TAC Bookshelf: Irving Babbitt Meets Our Foreign Policy Babel

Matt Purple, TAC managing editor: Few thinkers have influenced my political development more than Irving Babbitt; few thinkers have languished on my bookshelf for so long. Dr. Claes Ryn, my old professor at the Catholic University of America, who coaxed me away from neoconservatism and towards a more classically grounded conservatism, loved Babbitt and assigned us his work. Now, another CUA professor, Dr. William Smith, has written a book called Democracy and Imperialism, which applies Babbitt’s thought to our senseless overseas wars and which I’m reviewing for the print magazine. Maybe now I’ll finally pull Babbitt’s own intimidating tomes off the shelf again.

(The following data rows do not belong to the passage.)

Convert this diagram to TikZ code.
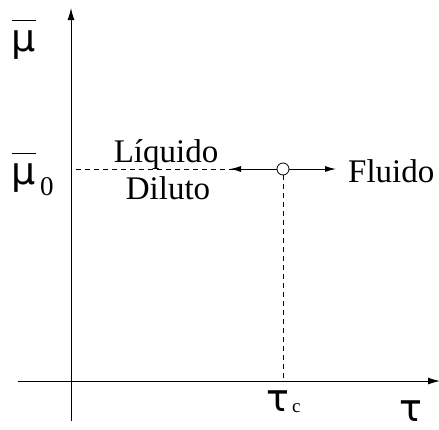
\documentclass[tikz,border=0pt]{standalone}
\usepackage{fontspec}
\setmainfont{Liberation Serif}
\newfontfamily\grk{DejaVu Sans}
\usetikzlibrary{arrows.meta}
\newcommand{\mubar}{$\overline{\raisebox{0pt}[0.78em][0pt]{\grk μ}}$}
\begin{document}
\begin{tikzpicture}[x=1pt,y=-1pt,
  axis/.style={line width=1pt,-{Latex[length=12pt,width=7pt]}},
  guide/.style={line width=0.8pt,dash pattern=on 5pt off 4pt},
  flow/.style={line width=1pt,-{Latex[length=11pt,width=6pt]}},
  lab/.style={inner sep=0pt,font=\fontsize{33}{38}\selectfont},
  glab/.style={inner sep=0pt,font=\fontsize{38}{42}\selectfont\grk},
  sub/.style={inner sep=0pt,font=\fontsize{27}{30}\selectfont},
  csubst/.style={inner sep=0pt,font=\fontsize{19}{22}\selectfont}]
\useasboundingbox (0,0) rectangle (439,429);
\coordinate (ybot) at (71,421);
\coordinate (ytop) at (71,8);
\coordinate (xl) at (18,381);
\coordinate (xr) at (440,381);
\draw[axis] (ybot) -- (ytop);
\draw[axis] (xl) -- (xr);
\node[draw,circle,minimum size=12pt,inner sep=0pt,line width=0.8pt] (c) at (283,169) {};
\coordinate (g0) at (76,169);
\coordinate (lt) at (230,169);
\coordinate (rt) at (336,169);
\coordinate (xc) at (283,381);
\draw[guide] (g0) -- (c.west);
\draw[flow] (c.west) -- (lt);
\draw[flow] (c.east) -- (rt);
\draw[guide] (c.south) -- (xc);
\node[glab,anchor=base] (mu) at (24,51) {\mubar};
\node[glab,anchor=base] (mu0) at (24,184) {\mubar};
\node[sub,anchor=base west] (zero) at (40,195) {0};
\node[lab,anchor=base] (liq) at (166,162) {Líquido};
\node[lab,anchor=base] (dil) at (168,199) {Diluto};
\node[lab,anchor=base west] (flu) at (348,182) {Fluido};
\node[glab,anchor=base] (tc) at (278,411) {τ};
\node[csubst,anchor=base west] (csub) at (292,412) {c};
\node[glab,anchor=base] (tau) at (411,421) {τ};
\end{tikzpicture}
\end{document}
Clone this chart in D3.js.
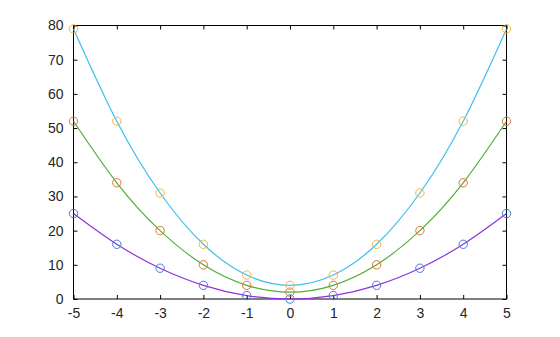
<!DOCTYPE html>
<html>
<head>
<meta charset="utf-8">
<script src="https://cdn.jsdelivr.net/npm/d3@7"></script>
<style>
  body { margin: 0; background: #fff; }
  svg { display: block; font-family: "Liberation Sans", Arial, sans-serif; }
</style>
</head>
<body>
<svg width="560" height="337"></svg>
<script>
// x positions of the samples
const xs = [-5, -4, -3, -2, -1, 0, 1, 2, 3, 4, 5];
// values
const lowSeries = [25, 16, 9, 4, 1, 0, 1, 4, 9, 16, 25];
const midSeries = [52, 34, 20, 10, 4, 2, 4, 10, 20, 34, 52];
const highSeries = [79, 52, 31, 16, 7, 4, 7, 16, 31, 52, 79];
const xTicks = [-5, -4, -3, -2, -1, 0, 1, 2, 3, 4, 5];
const yTicks = [0, 10, 20, 30, 40, 50, 60, 70, 80];

const series = [
  { values: lowSeries, line: '#9030e0', mark: '#3f7fd4' },
  { values: midSeries, line: '#4fae34', mark: '#e4703a' },
  { values: highSeries, line: '#3fbfee', mark: '#f2b63c' }
];

const svg = d3.select('svg');
const margin = { top: 25.5, right: 53.5, bottom: 38, left: 73.5 };
const width = +svg.attr('width');
const height = +svg.attr('height');
const innerWidth = width - margin.left - margin.right;
const innerHeight = height - margin.top - margin.bottom;

const xScale = d3.scaleLinear().domain([-5, 5]).range([0, innerWidth]);
const yScale = d3.scaleLinear().domain([0, 80]).range([innerHeight, 0]);

const g = svg.append('g')
  .attr('transform', `translate(${margin.left},${margin.top})`);

// plain hyphen for negatives, like the original
const plain = d => String(d);

// axes with inward ticks on all four sides
const styleAxis = sel => {
  sel.select('.domain').remove();
  sel.selectAll('line').attr('stroke', '#000');
  sel.selectAll('text').attr('fill', '#262626').style('font-size', '14px');
};
// mirrored axes only need the tick marks
const ticksOnly = sel => {
  sel.select('.domain').remove();
  sel.selectAll('text').remove();
  sel.selectAll('line').attr('stroke', '#000');
};

g.append('g')
  .attr('transform', `translate(0,${innerHeight})`)
  .call(d3.axisBottom(xScale).tickValues(xTicks).tickSizeInner(-4).tickSizeOuter(0).tickPadding(9).tickFormat(plain))
  .call(styleAxis);

g.append('g')
  .call(d3.axisTop(xScale).tickValues(xTicks).tickSizeInner(-4).tickSizeOuter(0))
  .call(ticksOnly);

g.append('g')
  .call(d3.axisLeft(yScale).tickValues(yTicks).tickSizeInner(-4).tickSizeOuter(0).tickPadding(10).tickFormat(plain))
  .call(styleAxis);

g.append('g')
  .attr('transform', `translate(${innerWidth},0)`)
  .call(d3.axisRight(yScale).tickValues(yTicks).tickSizeInner(-4).tickSizeOuter(0))
  .call(ticksOnly);

// frame
g.append('rect')
  .attr('width', innerWidth)
  .attr('height', innerHeight)
  .attr('fill', 'none')
  .attr('stroke', '#000');

const line = d3.line()
  .x((d, i) => xScale(xs[i]))
  .y(d => yScale(d))
  .curve(d3.curveNatural);

// smooth curves through the samples
g.selectAll('.curve')
  .data(series)
  .enter()
  .append('path')
  .attr('class', 'curve')
  .attr('d', d => line(d.values))
  .attr('fill', 'none')
  .attr('stroke', d => d.line)
  .attr('stroke-width', 1.2);

// circle markers
series.forEach(s => {
  g.selectAll(null)
    .data(s.values)
    .enter()
    .append('circle')
    .attr('cx', (d, i) => xScale(xs[i]))
    .attr('cy', d => yScale(d))
    .attr('r', 4.2)
    .attr('fill', 'none')
    .attr('stroke', s.mark)
    .attr('stroke-width', 1);
});
</script>
</body>
</html>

Are democracies doomed to become imperialistic? That’s the question Smith explores via Babbitt. A conservative scholar who influenced Russell Kirk, Babbitt held that the West had succumbed to, on one hand, the scientism of Francis Bacon, which had replaced moral law with science, and on the other, the Romanticism of Jean-Jacques Rousseau, which had caused it to become emotionally incontinent. These two strands had conspired to rob it of any sense of self-control. Babbitt believed firmly in the individual and his need for moral development. Man had to exercise what he called his “inner check,” using his will to keep his appetites in line. Without it, the results would be selfishness, depravity…perhaps forever war?
Democracy and Imperialism is so far a compelling read and I’m curious to see how Smith links Babbitt’s thought to America’s treading the path of empire. It makes me think of another democracy that whipped itself into a bloody frenzy, Athens during the Peloponnesian War. One of my favorite dramas from that period is Aristophanes’ Lysistrata, in which women persuade the Greek leaders to end the conflict by withholding sex from them. How do we stop our own wars? Stranger things have been suggested, that’s all I’m saying. I also just finished rereading Ian McEwan’s Sweet Tooth, a fun novel that mixes Cold War espionage with romance. McEwan is one of my favorite novelists, chiefly for his lovely and lexicomane writing voice. Amid all the screaming off of cable news, it’s nice to be in the presence of real elegance.